> EXERCISE DESCRIPTION
Pictures aside, quote the whole listing exactly.
— BEGIN —
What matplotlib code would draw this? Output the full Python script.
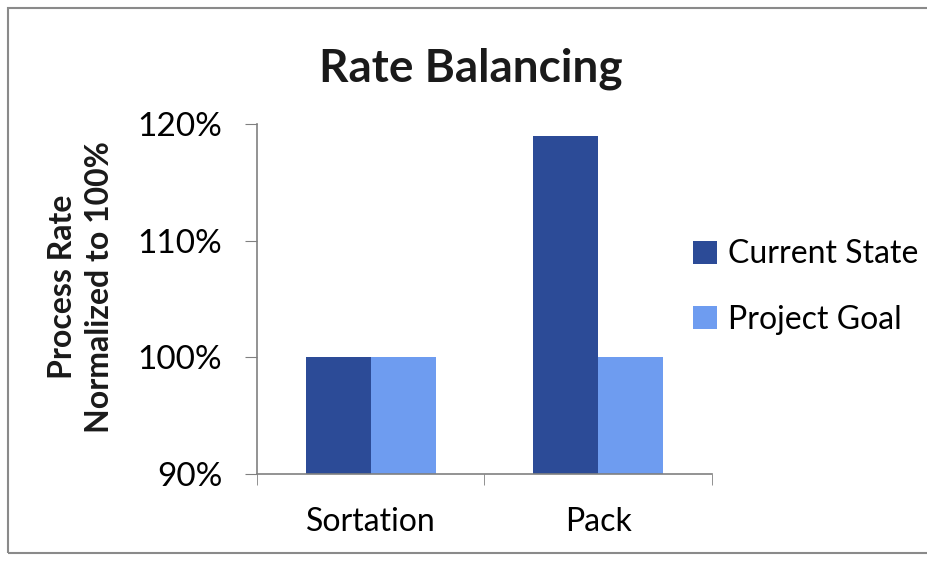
import matplotlib
matplotlib.use("Agg")
import matplotlib.pyplot as plt
from matplotlib.patches import Rectangle
from matplotlib.ticker import FixedLocator, FuncFormatter

categories = ["Sortation", "Pack"]
current_state = [100, 119]
project_goal = [100, 100]
series_names = ["Current State", "Project Goal"]
y_ticks = [90, 100, 110, 120]

plt.rcParams["font.family"] = ["Lato", "DejaVu Sans"]

fig = plt.figure(figsize=(9.28, 5.62), dpi=100)
fig.patch.set_facecolor("white")

# outer frame of the chart area (runs past the right edge)
fig.patches.append(Rectangle((0.009, 0.016), 1.2, 0.970, transform=fig.transFigure,
                             fill=False, edgecolor="#8a8a8a", linewidth=1.5))

ax = fig.add_axes([0.277, 0.1566, 0.490, 0.622])
dark = "#2C4B97"
light = "#6E9CF0"
w = 0.285
x = list(range(len(categories)))
ax.bar([i - w / 2 for i in x], current_state, width=w, color=dark, label=series_names[0])
ax.bar([i + w / 2 for i in x], project_goal, width=w, color=light, label=series_names[1])

ax.set_ylim(90, 120)
ax.set_xlim(-0.5, len(categories) - 0.5)
ax.yaxis.set_major_locator(FixedLocator(y_ticks))
ax.yaxis.set_major_formatter(FuncFormatter(lambda v, p: f"{v:.0f}%"))
ax.set_xticks(x)
ax.set_xticklabels(categories, fontsize=23)
ax.xaxis.set_minor_locator(FixedLocator([i - 0.5 for i in range(len(categories) + 1)]))
ax.tick_params(axis="x", which="major", length=0, pad=24)
ax.tick_params(axis="x", which="minor", length=8, direction="out", color="#808080")
ax.tick_params(axis="y", length=9, direction="out", color="#808080", labelsize=24, pad=16)

for s in ["top", "right"]:
    ax.spines[s].set_visible(False)
for s in ["left", "bottom"]:
    ax.spines[s].set_color("#808080")
    ax.spines[s].set_linewidth(1.2)

fig.text(0.507, 0.878, "Rate Balancing", ha="center", va="center",
         fontsize=33, fontweight="bold", color="#1a1a1a")
fig.text(0.087, 0.49, "Process Rate\nNormalized to 100%", ha="center", va="center",
         rotation=90, fontsize=23, fontweight="bold", color="#1a1a1a", linespacing=1.35)

leg = ax.legend(loc="center left", bbox_to_anchor=(0.895, 0.535), frameon=False,
                fontsize=23, handlelength=0.75, handleheight=0.75, handletextpad=0.35,
                labelspacing=1.1)

fig.savefig("out.png", dpi=100, facecolor="white")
— END —
> RESPONSE FOR THIS EXERCISE
What matplotlib code would draw this? Output the full Python script.
import matplotlib
matplotlib.use("Agg")
import matplotlib.pyplot as plt
from matplotlib.patches import Rectangle
from matplotlib.ticker import FixedLocator, FuncFormatter

categories = ["Sortation", "Pack"]
current_state = [100, 119]
project_goal = [100, 100]
series_names = ["Current State", "Project Goal"]
y_ticks = [90, 100, 110, 120]

plt.rcParams["font.family"] = ["Lato", "DejaVu Sans"]

fig = plt.figure(figsize=(9.28, 5.62), dpi=100)
fig.patch.set_facecolor("white")

# outer frame of the chart area (runs past the right edge)
fig.patches.append(Rectangle((0.009, 0.016), 1.2, 0.970, transform=fig.transFigure,
                             fill=False, edgecolor="#8a8a8a", linewidth=1.5))

ax = fig.add_axes([0.277, 0.1566, 0.490, 0.622])
dark = "#2C4B97"
light = "#6E9CF0"
w = 0.285
x = list(range(len(categories)))
ax.bar([i - w / 2 for i in x], current_state, width=w, color=dark, label=series_names[0])
ax.bar([i + w / 2 for i in x], project_goal, width=w, color=light, label=series_names[1])

ax.set_ylim(90, 120)
ax.set_xlim(-0.5, len(categories) - 0.5)
ax.yaxis.set_major_locator(FixedLocator(y_ticks))
ax.yaxis.set_major_formatter(FuncFormatter(lambda v, p: f"{v:.0f}%"))
ax.set_xticks(x)
ax.set_xticklabels(categories, fontsize=23)
ax.xaxis.set_minor_locator(FixedLocator([i - 0.5 for i in range(len(categories) + 1)]))
ax.tick_params(axis="x", which="major", length=0, pad=24)
ax.tick_params(axis="x", which="minor", length=8, direction="out", color="#808080")
ax.tick_params(axis="y", length=9, direction="out", color="#808080", labelsize=24, pad=16)

for s in ["top", "right"]:
    ax.spines[s].set_visible(False)
for s in ["left", "bottom"]:
    ax.spines[s].set_color("#808080")
    ax.spines[s].set_linewidth(1.2)

fig.text(0.507, 0.878, "Rate Balancing", ha="center", va="center",
         fontsize=33, fontweight="bold", color="#1a1a1a")
fig.text(0.087, 0.49, "Process Rate\nNormalized to 100%", ha="center", va="center",
         rotation=90, fontsize=23, fontweight="bold", color="#1a1a1a", linespacing=1.35)

leg = ax.legend(loc="center left", bbox_to_anchor=(0.895, 0.535), frameon=False,
                fontsize=23, handlelength=0.75, handleheight=0.75, handletextpad=0.35,
                labelspacing=1.1)

fig.savefig("out.png", dpi=100, facecolor="white")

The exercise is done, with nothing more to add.